HR consultants, however, are sceptical of what all this will lead to. Private companies are allowed to let go of employees as long as they fulfil the severance terms promised in the offer letters or contracts, says Alka Dhingra, assistant general manager at staffing firm TeamLease Services. “They are supposed to give the notice and companies have done that, paid (severance packages) out to these people… there is nothing legal that can happen at this stage,” she said. Unless, of course, companies let go of employees without notice, and refuse to stick to the terms agreed upon when the person was hired.

In any case, these layoffs and the agitations that come with them aren’t exactly new. “This happens every year, it is just this year it has happened a little more in terms of numbers as compared to last year, but this is going to be there for next two years too,” said Dhingra.

Every year, techies who are laid off make a lot of noise on social media but nothing really comes out of it. Eventually, the frustration dies down after a while and they go on to find other jobs. “But the problem is the other opportunities are not much right now,” Dhingra added.
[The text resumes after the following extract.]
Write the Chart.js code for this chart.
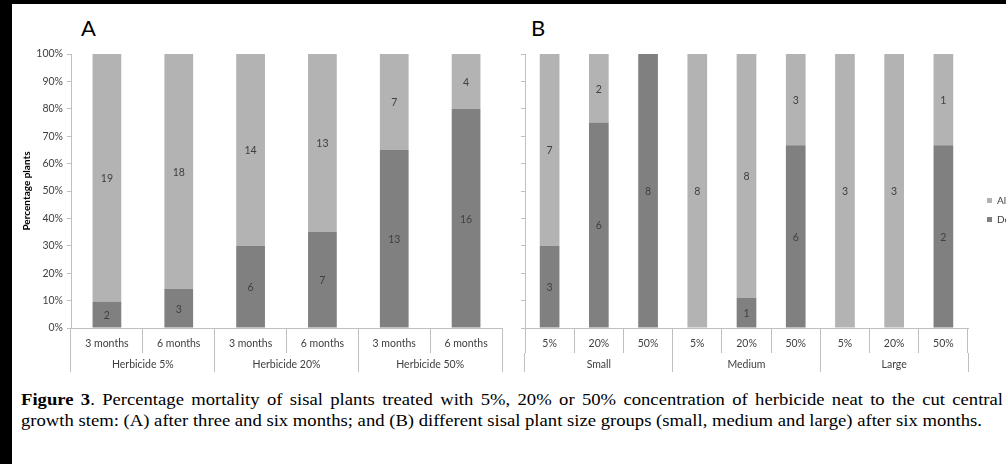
<!DOCTYPE html>
<html>
<head>
<meta charset="utf-8">
<script src="https://cdn.jsdelivr.net/npm/chart.js@4.4.1/dist/chart.umd.min.js"></script>
<style>
  html, body { margin: 0; padding: 0; background: #000; width: 1006px; height: 464px; overflow: hidden; }
  #page { position: absolute; left: 12px; top: 4px; right: 0; bottom: 0; background: #fff; }
  .panel { position: absolute; font: 22px Lato, sans-serif; color: #000; }
  #wrapA { position: absolute; left: 12px; top: 4px; width: 498px; height: 380px; }
  #wrapB { position: absolute; left: 505px; top: 4px; width: 520px; height: 380px; }
  #cap { position: absolute; left: 21px; top: 389px; font: 17px "Liberation Serif", serif; line-height: 21px; color: #000; transform-origin: 0 0; }
  #l1 { text-align: justify; text-align-last: justify; white-space: nowrap; }
  #l2 { white-space: nowrap; display: inline-block; }
</style>
</head>
<body>
<div id="page"></div>
<div class="panel" style="left:81px; top:14px;">A</div>
<div class="panel" style="left:531px; top:14px;">B</div>
<div id="wrapA"><canvas id="chartA"></canvas></div>
<div id="wrapB"><canvas id="chartB"></canvas></div>
<div id="cap">
  <div id="l1"><b>Figure 3</b>. Percentage mortality of sisal plants treated with 5%, 20% or 50% concentration of herbicide neat to the cut central</div>
  <div id="l2">growth stem: (A) after three and six months; and (B) different sisal plant size groups (small, medium and large) after six months.</div>
</div>
<script>
// panel A: time after treatment, by herbicide strength
var aMonths = ['3 months', '6 months', '3 months', '6 months', '3 months', '6 months'];
var aGroups = ['Herbicide 5%', 'Herbicide 20%', 'Herbicide 50%'];
var aDead = [2, 3, 6, 7, 13, 16];
var aAlive = [19, 18, 14, 13, 7, 4];

// panel B: plant size, by herbicide strength
var bConc = ['5%', '20%', '50%', '5%', '20%', '50%', '5%', '20%', '50%'];
var bGroups = ['Small', 'Medium', 'Large'];
var bDead = [3, 6, 8, 0, 1, 6, 0, 0, 2];
var bAlive = [7, 2, 0, 8, 8, 3, 3, 3, 1];

var seriesNames = ['Dead', 'Alive'];
var yTickStep = 10;

var lightGrey = '#b3b3b3';
var darkGrey = '#808080';
var axisGrey = '#bfbfbf';
var textGrey = '#404040';

Chart.defaults.font.family = 'Lato';
Chart.defaults.font.size = 10.5;
Chart.defaults.color = textGrey;

function share(part, other) {
    return part.map(function (v, i) {
        return v / (v + other[i]) * 100;
    });
}

// counts written in the middle of each segment (100% stacked, like Excel)
var countLabels = {
    id: 'countLabels',
    afterDatasetsDraw: function (chart) {
        var ctx = chart.ctx;
        ctx.save();
        ctx.font = '10.5px Lato';
        ctx.fillStyle = textGrey;
        ctx.textAlign = 'center';
        ctx.textBaseline = 'middle';
        chart.data.datasets.forEach(function (ds, i) {
            var meta = chart.getDatasetMeta(i);
            meta.data.forEach(function (bar, j) {
                var n = ds.counts[j];
                if (!n) return;
                ctx.fillText(n, bar.x, (bar.y + bar.base) / 2 + 1);
            });
        });
        ctx.restore();
    }
};

function makeChart(id, cats, groups, dead, alive, isB) {
    var ctx = document.getElementById(id);
    return new Chart(ctx, {
        type: 'bar',
        data: {
            labels: cats,
            datasets: [{
                label: seriesNames[0],
                data: share(dead, alive),
                counts: dead,
                backgroundColor: darkGrey,
                barPercentage: 0.4,
                categoryPercentage: 1
            }, {
                label: seriesNames[1],
                data: share(alive, dead),
                counts: alive,
                backgroundColor: lightGrey,
                barPercentage: 0.4,
                categoryPercentage: 1
            }]
        },
        plugins: [countLabels],
        options: {
            responsive: true,
            maintainAspectRatio: false,
            animation: false,
            layout: {
                padding: isB ? {top: 50, bottom: 7, left: 0, right: 11} : {top: 50, bottom: 7, left: 0, right: 8}
            },
            plugins: {
                tooltip: {enabled: false},
                legend: isB ? {
                    display: true,
                    position: 'right',
                    fullSize: false,
                    reverse: true,
                    maxWidth: 36,
                    title: {display: true, text: '', font: {size: 10}, padding: {top: 0, bottom: 26}},
                    labels: {boxWidth: 5, boxHeight: 5, padding: 9, color: textGrey, font: {size: 10}}
                } : {display: false}
            },
            scales: {
                x: {
                    stacked: true,
                    grid: {offset: true, drawOnChartArea: false, tickLength: 25, color: axisGrey},
                    border: {display: true, color: axisGrey},
                    ticks: {padding: -16, color: textGrey, maxRotation: 0, autoSkip: false},
                    afterFit: function (s) { s.height = 25; }
                },
                x2: {
                    type: 'category',
                    position: 'bottom',
                    weight: 1,
                    labels: groups,
                    offset: true,
                    grid: {offset: true, drawOnChartArea: false, tickLength: 19, color: axisGrey},
                    border: {display: false},
                    ticks: {padding: -14, color: textGrey, maxRotation: 0},
                    afterFit: function (s) { s.height = 24; }
                },
                y: {
                    stacked: true,
                    min: 0,
                    max: 100,
                    grid: {drawOnChartArea: false, tickLength: 4, color: axisGrey},
                    border: {display: true, color: axisGrey},
                    ticks: {
                        display: !isB,
                        stepSize: yTickStep,
                        padding: 4,
                        color: textGrey,
                        callback: function (v) { return v + '%'; }
                    },
                    title: {
                        display: !isB,
                        text: 'Percentage plants',
                        color: '#000',
                        font: {size: 10, weight: 'bold'},
                        padding: {top: 9, bottom: 0}
                    },
                    afterFit: function (s) { s.width = isB ? 20 : 59; }
                },
                yR: isB ? {
                    position: 'right',
                    display: true,
                    grid: {display: false},
                    ticks: {display: false},
                    border: {display: false},
                    afterFit: function (s) { s.width = 10; }
                } : undefined
            }
        }
    });
}

var chartA = makeChart('chartA', aMonths, aGroups, aDead, aAlive, false);
var chartB = makeChart('chartB', bConc, bGroups, bDead, bAlive, true);

// caption: squeezed a little, first line justified
var l2 = document.getElementById('l2');
var s = 961 / l2.getBoundingClientRect().width;
var cap = document.getElementById('cap');
cap.style.transform = 'scaleX(' + s + ')';
document.getElementById('l1').style.width = (982 / s) + 'px';
l2.style.display = 'block';
</script>
</body>
</html>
For the IT industry, this growing spectre of unionisation is not without risk. “With inclusion of software companies in the ambit of Factories Act, 1948, the IT industry as a whole might gradually come under the purview of many labour legislations so long restricted to manufacturing processes,” said Ghosh of IIM-Ranchi.

“If IT workers do form or join a workers’ union, that would not change the way the industry functions, as long as such a union does not interfere in the way the company works,” she added. Yet, there are countless examples of disruptive unions that have hamstrung industries across the country.

It is now a waiting game for Rajesh. With backing from FITE and other colleagues in the same situation, he is clinging on to his job. And hoping for some “good news” from the labour commissioner.